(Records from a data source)
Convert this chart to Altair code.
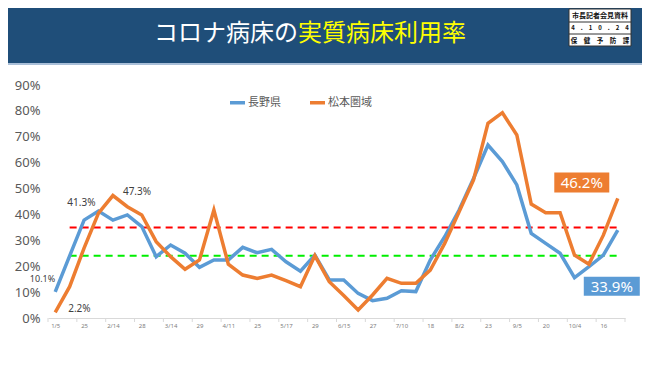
import altair as alt
import pandas as pd

# ---- data ----
tick_labels = ["1/5", "25", "2/14", "28", "3/14", "29", "4/11", "25", "5/17", "29",
               "6/15", "27", "7/10", "18", "8/2", "23", "9/5", "20", "10/4", "16"]
series_names = ["長野県", "松本圏域"]
nagano = [10.1, 24.0, 37.8, 41.3, 37.8, 39.8, 35.3, 23.7, 28.2, 25.0,
          19.6, 22.4, 22.4, 27.3, 25.2, 26.5, 21.7, 18.1, 24.3, 14.7,
          14.7, 9.5, 6.7, 7.6, 10.5, 10.2, 22.4, 31.4, 41.7, 53.9,
          66.8, 60.4, 51.4, 32.7, 28.8, 25.0, 15.6, 19.8, 24.3, 33.9]
matsumoto = [2.2, 12.1, 27.0, 40.5, 47.3, 43.0, 39.8, 29.5, 23.7, 18.8,
             22.4, 41.7, 20.8, 16.6, 15.3, 16.6, 14.4, 12.1, 24.1, 14.0,
             8.7, 3.1, 8.9, 15.3, 13.4, 13.4, 18.5, 28.8, 41.0, 53.3,
             75.2, 79.3, 70.7, 44.0, 40.7, 40.7, 24.3, 20.8, 32.0, 46.2]
thresholds = [35.0, 24.0]
threshold_colors = ["#ff0000", "#00ee00"]
title_white = "コロナ病床の"
title_yellow = "実質病床利用率"
header_rows = ["市長記者会見資料", "4　.　1　0　.　2　4", "保　健　予　防　課"]
header_sizes = [7, 6, 6.5]

n = len(nagano)
W, H = 577, 233
PL, PT = 40, 77
SVG_W, SVG_H = 634, 349

df = pd.DataFrame({
    "i": list(range(n)) * 2,
    "series": [series_names[0]] * n + [series_names[1]] * n,
    "v": [x / 100 for x in nagano + matsumoto],
})

x_scale = alt.Scale(domain=[-0.5, n - 0.5], nice=False, zero=False)
y_scale = alt.Scale(domain=[0, 0.9], nice=False)
label_expr = "[" + ",".join(f"'{t}'" for t in tick_labels) + "][datum.value/2]"

x_axis = alt.Axis(values=list(range(0, n, 2)), labelExpr=label_expr, title=None, grid=False,
                  domainColor="#d9d9d9", domainWidth=1, ticks=False, labelFontSize=6,
                  labelColor="#808080", labelPadding=4, labelFont="Noto Sans", labelAngle=0,
                  labelOverlap=False, labelBound=False, labelFlush=False)
y_axis = alt.Axis(values=[round(k / 10, 1) for k in range(10)], format=".0%", title=None,
                  grid=False, domain=False, ticks=False, labelFontSize=13, labelColor="#595959",
                  labelPadding=8, labelFont="Noto Sans", labelOverlap=False, labelFlush=False)


def xenc(field):
    return alt.X(field, scale=x_scale, axis=x_axis)


def yenc(field):
    return alt.Y(field, scale=y_scale, axis=y_axis)


lines = alt.Chart(df).mark_line(strokeWidth=3.5).encode(
    x=xenc("i:Q"), y=yenc("v:Q"),
    color=alt.Color("series:N",
                    scale=alt.Scale(domain=series_names, range=["#5b9bd5", "#ed7d31"]),
                    legend=alt.Legend(orient="none", legendX=180, legendY=8, direction="horizontal",
                                      title=None, symbolType="stroke", symbolStrokeWidth=3.5,
                                      symbolSize=225, labelFontSize=11, labelColor="#595959",
                                      labelFont="Noto Sans CJK JP", columnPadding=22,
                                      labelOffset=1, padding=0)),
)

thr_df = pd.DataFrame({"y": [t / 100 for t in thresholds], "c": threshold_colors,
                       "x1": [1, 1], "x2": [n - 1, n - 1]})
thr = alt.Chart(thr_df).mark_rule(strokeDash=[7, 5], strokeWidth=2).encode(
    x=xenc("x1:Q"), x2="x2:Q", y=yenc("y:Q"), color=alt.Color("c:N", scale=None))

tick_df = pd.DataFrame({"b": [k - 0.5 for k in range(0, n + 1, 2)]})
ticks = alt.Chart(tick_df).mark_rule(color="#d9d9d9", strokeWidth=1).encode(
    x=xenc("b:Q"), y=alt.value(H), y2=alt.value(H + 4))


def label(idx, series_vals, align, dx, dy, size=10):
    d = pd.DataFrame({"i": [idx], "v": [series_vals[idx] / 100],
                      "t": [f"{series_vals[idx]:.1f}%"]})
    return alt.Chart(d).mark_text(align=align, baseline="middle", dx=dx, dy=dy, fontSize=size,
                                  color="#404040", font="Noto Sans").encode(
        x=xenc("i:Q"), y=yenc("v:Q"), text="t:N")


def boxed(idx, series_vals, color, w, h, dx, dy):
    d = pd.DataFrame({"i": [idx], "v": [series_vals[idx] / 100],
                      "t": [f"{series_vals[idx]:.1f}%"]})
    base = alt.Chart(d).encode(x=xenc("i:Q"), y=yenc("v:Q"))
    r = base.mark_rect(width=w, height=h, xOffset=dx, yOffset=dy, color=color)
    t = base.mark_text(align="center", baseline="middle", dx=dx, dy=dy + 1, fontSize=15,
                       color="white", font="Noto Sans").encode(text="t:N")
    return r + t


labels = [
    label(0, nagano, "right", 0, -13, 9),
    label(0, matsumoto, "left", 13, -3),
    label(3, nagano, "right", -3, -8),
    label(4, matsumoto, "left", 10, -4),
    boxed(n - 1, matsumoto, "#ed7d31", 55, 20, -36, -16),
    boxed(n - 1, nagano, "#5b9bd5", 56, 19, -6, 56),
]

one = pd.DataFrame({"a": [1]})
bar = alt.Chart(one).mark_rect(color="#1f4e79").encode(
    x=alt.value(-PL), x2=alt.value(SVG_W - PL), y=alt.value(-PT), y2=alt.value(63 - 8 - PT))
strip = alt.Chart(one).mark_rect(color="#a9bfd8").encode(
    x=alt.value(-PL), x2=alt.value(SVG_W - PL), y=alt.value(63 - 8 - PT), y2=alt.value(65 - 8 - PT))
t1 = alt.Chart(one).mark_text(align="right", baseline="middle", fontSize=24, color="white",
                              font="Noto Sans CJK JP", text=title_white).encode(
    x=alt.value(298 - 8 - PL), y=alt.value(34 - 8 - PT))
t2 = alt.Chart(one).mark_text(align="left", baseline="middle", fontSize=24, color="#ffff00",
                              font="Noto Sans CJK JP", text=title_yellow).encode(
    x=alt.value(298 - 8 - PL), y=alt.value(34 - 8 - PT))

bx0, bx1 = 569 - 8 - PL, 631 - 8 - PL
by = [9 - 8 - PT, 22 - 8 - PT, 34 - 8 - PT, 46 - 8 - PT]
hbox = alt.Chart(one).mark_rect(color="white", stroke="#333333", strokeWidth=1).encode(
    x=alt.value(bx0), x2=alt.value(bx1), y=alt.value(by[0]), y2=alt.value(by[3]))
divs = [alt.Chart(one).mark_rule(color="#333333", strokeWidth=1).encode(
    x=alt.value(bx0), x2=alt.value(bx1), y=alt.value(by[k])) for k in (1, 2)]
row_y = [15.7, 28.3, 40.7]
hdr = [alt.Chart(one).mark_text(align="center", baseline="middle", fontSize=header_sizes[k],
                                color="#111111", fontWeight="bold", font="Noto Sans CJK JP",
                                text=header_rows[k]).encode(
    x=alt.value((bx0 + bx1) / 2), y=alt.value(row_y[k] - 8 - PT)) for k in range(3)]

chart = alt.layer(bar, strip, t1, t2, hbox, *divs, *hdr, thr, ticks, lines, *labels).properties(
    width=W, height=H,
    autosize=alt.AutoSizeParams(type="none"),
    padding={"left": PL, "top": PT, "right": SVG_W - PL - W, "bottom": SVG_H - PT - H},
    background="white",
).configure_view(stroke=None).configure_axis(labelOverlap=False)

chart.save("out.html", embed_options={"renderer": "svg", "actions": False})
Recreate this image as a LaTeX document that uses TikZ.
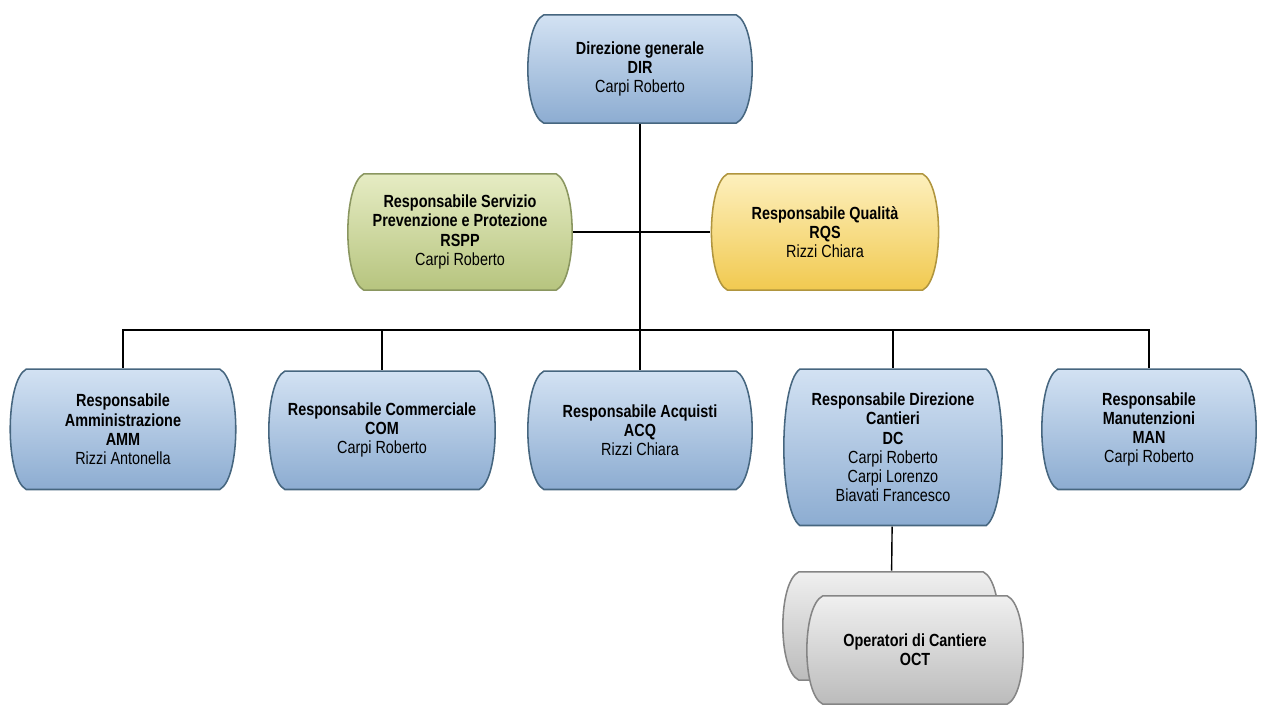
\documentclass[tikz,border=0pt]{standalone}
\usepackage{fontspec}
\setmainfont{Liberation Sans}[FakeStretch=0.82]
\usepackage{tikz}
\usetikzlibrary{calc,positioning}
\definecolor{bluetop}{HTML}{D3E2F3}
\definecolor{bluebot}{HTML}{8CACD1}
\definecolor{blueedge}{HTML}{46667F}
\definecolor{greentop}{HTML}{E6ECC4}
\definecolor{greenbot}{HTML}{B6C47E}
\definecolor{greenedge}{HTML}{8A9660}
\definecolor{yellowtop}{HTML}{FDF0BE}
\definecolor{yellowbot}{HTML}{F1C94F}
\definecolor{yellowedge}{HTML}{B0953E}
\definecolor{greytop}{HTML}{F0F0F0}
\definecolor{greybot}{HTML}{BBBBBB}
\definecolor{greyedge}{HTML}{858585}
\tikzset{
  orgbox/.style n args={3}{rectangle, draw=none, align=center, inner sep=2pt,
    font=\fontsize{12.5}{13.6}\selectfont,
    path picture={
      \path [top color=#1, bottom color=#2, draw=#3, line width=1.1pt]
        let \p1=(path picture bounding box.north west),
            \p2=(path picture bounding box.south east) in
        (\x1+0.4cm+0.6pt,\y1-0.6pt) -- (\x2-0.4cm-0.6pt,\y1-0.6pt)
        .. controls ({\x2+0.133cm-0.6pt},{0.9*\y1+0.1*\y2}) and ({\x2+0.133cm-0.6pt},{0.1*\y1+0.9*\y2})
        .. (\x2-0.4cm-0.6pt,\y2+0.6pt) -- (\x1+0.4cm+0.6pt,\y2+0.6pt)
        .. controls ({\x1-0.133cm+0.6pt},{0.1*\y1+0.9*\y2}) and ({\x1-0.133cm+0.6pt},{0.9*\y1+0.1*\y2})
        .. cycle;
    }}
}

\begin{document}
\begin{tikzpicture}[x=0.025cm,y=-0.025cm]
\useasboundingbox (0,0) rectangle (1261,711);

% Define block styles
\tikzstyle{unit} = [orgbox={bluetop}{bluebot}{blueedge},
    minimum width=5.65cm, minimum height=3cm]
\tikzstyle{safety} = [orgbox={greentop}{greenbot}{greenedge},
    minimum width=5.65cm, minimum height=2.95cm]
\tikzstyle{quality} = [orgbox={yellowtop}{yellowbot}{yellowedge},
    minimum width=5.72cm, minimum height=2.95cm]
\tikzstyle{staff} = [orgbox={greytop}{greybot}{greyedge},
    minimum width=5.45cm, minimum height=2.75cm]
\tikzstyle{line} = [draw, line width=1pt]

    % Place nodes
    \node [unit, minimum height=2.75cm] (dir) at (640,69)
        {\textbf{Direzione generale}\\\textbf{DIR}\\Carpi Roberto};
    \node [safety] (rspp) at (460,232)
        {\textbf{Responsabile Servizio}\\\textbf{Prevenzione e Protezione}\\\textbf{RSPP}\\Carpi Roberto};
    \node [quality] (rqs) at (825,232)
        {\textbf{Responsabile Qualità}\\\textbf{RQS}\\Rizzi Chiara};

    \node [unit, anchor=north, minimum width=5.68cm, minimum height=3.05cm] (amm) at (123,368)
        {\textbf{Responsabile}\\\textbf{Amministrazione}\\\textbf{AMM}\\Rizzi Antonella};
    \node [unit, anchor=north, minimum width=5.7cm] (com) at (382,370)
        {\textbf{Responsabile Commerciale}\\\textbf{COM}\\Carpi Roberto};
    \node [unit, anchor=north] (acq) at (640,370)
        {\textbf{Responsabile Acquisti}\\\textbf{ACQ}\\Rizzi Chiara};
    \node [unit, anchor=north, minimum width=5.5cm, minimum height=3.95cm] (dc) at (893,368)
        {\textbf{Responsabile Direzione}\\\textbf{Cantieri}\\\textbf{DC}\\Carpi Roberto\\Carpi Lorenzo\\Biavati Francesco};
    \node [unit, anchor=north, minimum width=5.4cm, minimum height=3.05cm] (man) at (1149,368)
        {\textbf{Responsabile}\\\textbf{Manutenzioni}\\\textbf{MAN}\\Carpi Roberto};

    \node [staff] (octback) at (891,626) {};
    \node [staff] (oct) at (915,650)
        {\textbf{Operatori di Cantiere}\\\textbf{OCT}};

    \coordinate (hub) at (640,330);

    \path [line] (dir) -- (acq);
    \path [line] (rspp) -- (rqs);
    \path [line] (hub) -| (amm);
    \path [line] (hub) -| (com);
    \path [line] (hub) -| (dc);
    \path [line] (hub) -| (man);
    \path [line] (dc) -- (octback);
\end{tikzpicture}
\end{document}
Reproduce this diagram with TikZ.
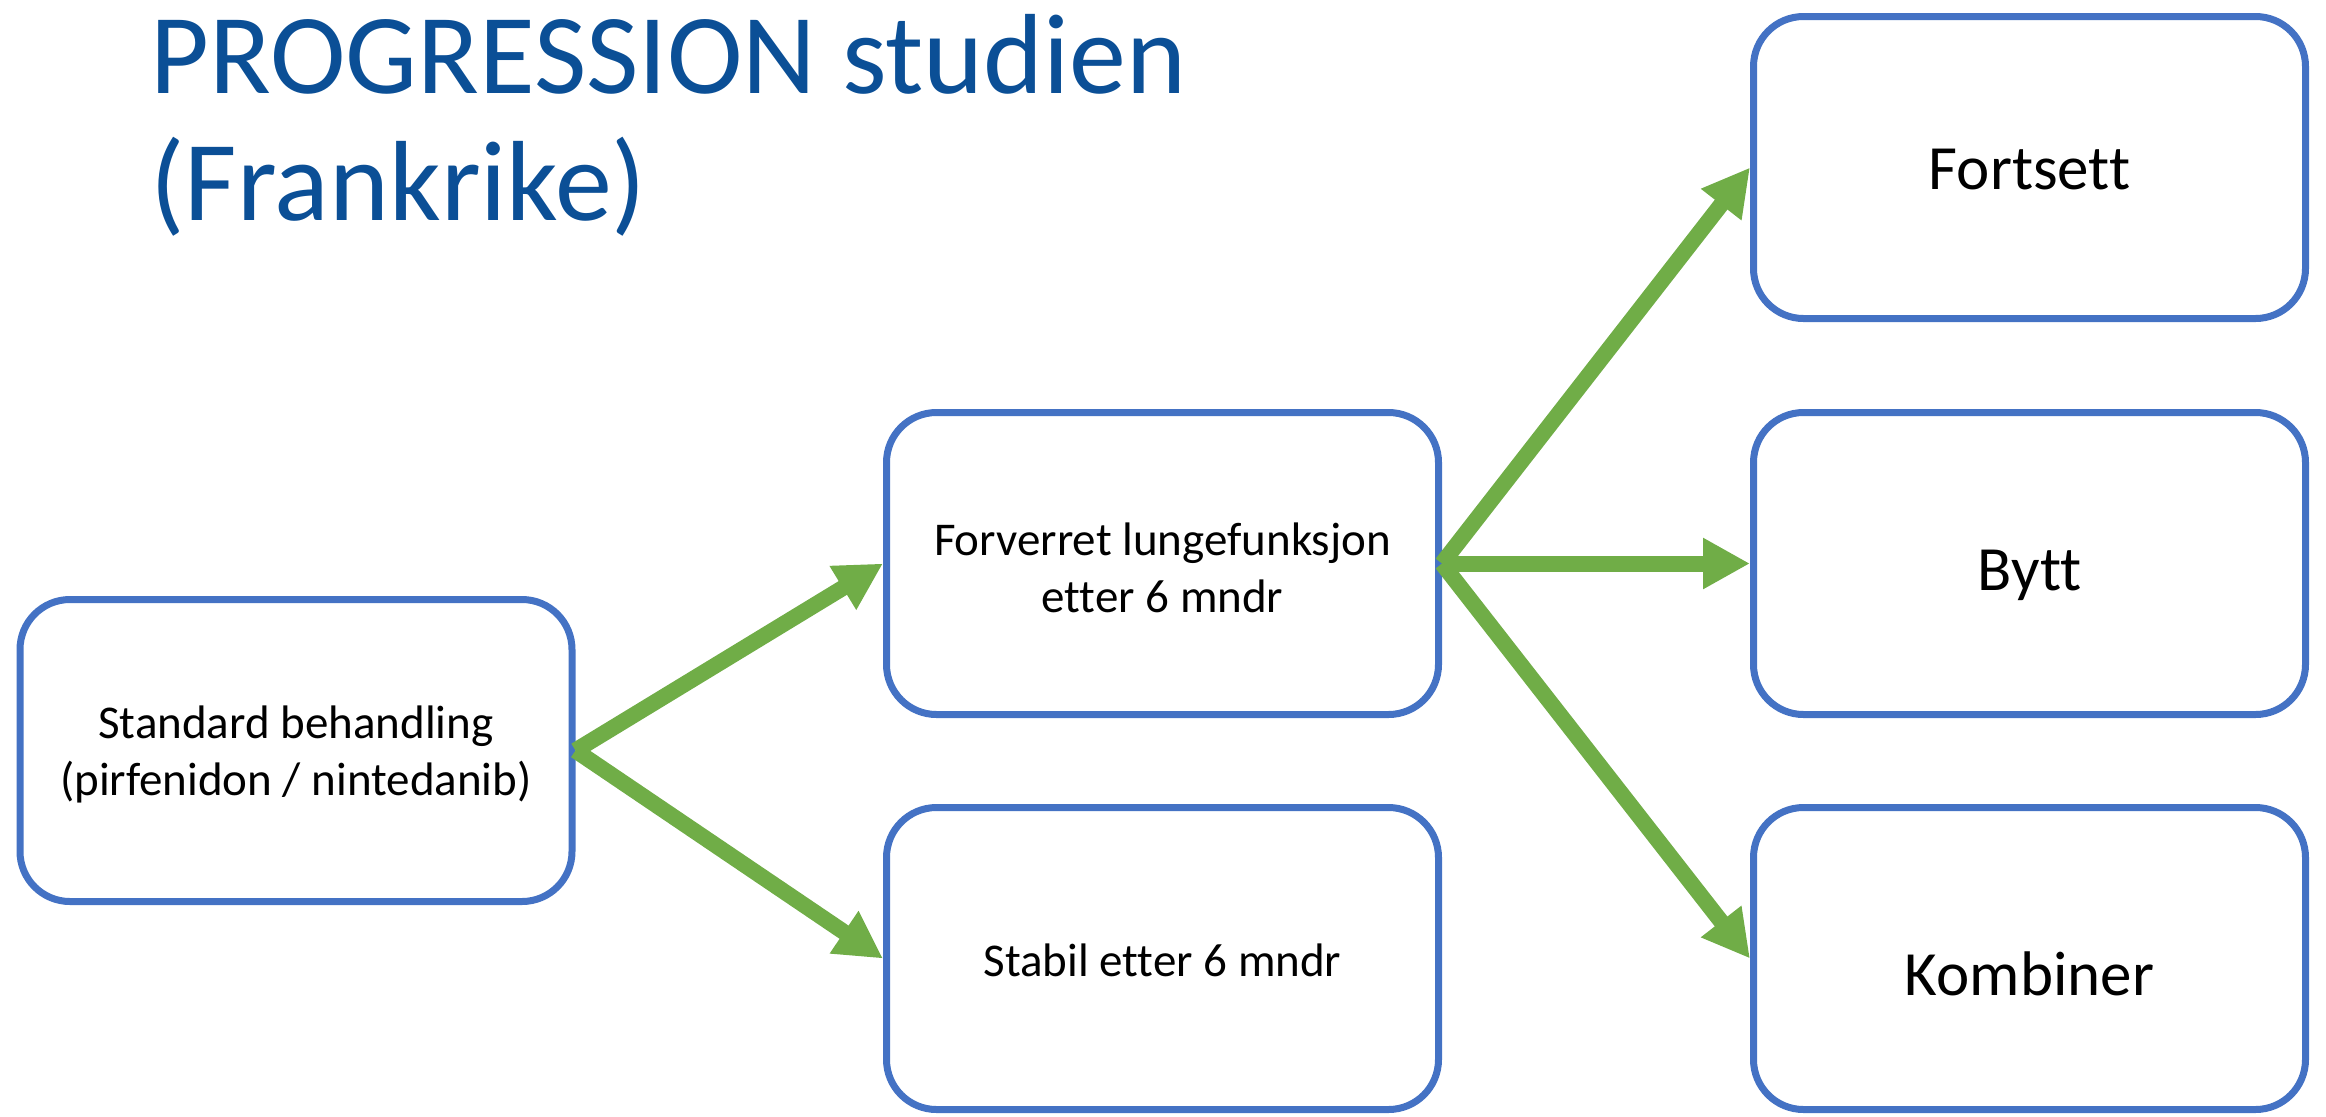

## EXERCISE AIM
From the entries above, collect every line with the string "this" in it.

## RESULT OF THE EXERCISE
Convert this chart to Altair code.
Recreate this image as a LaTeX document that uses TikZ.
Reproduce this diagram with TikZ.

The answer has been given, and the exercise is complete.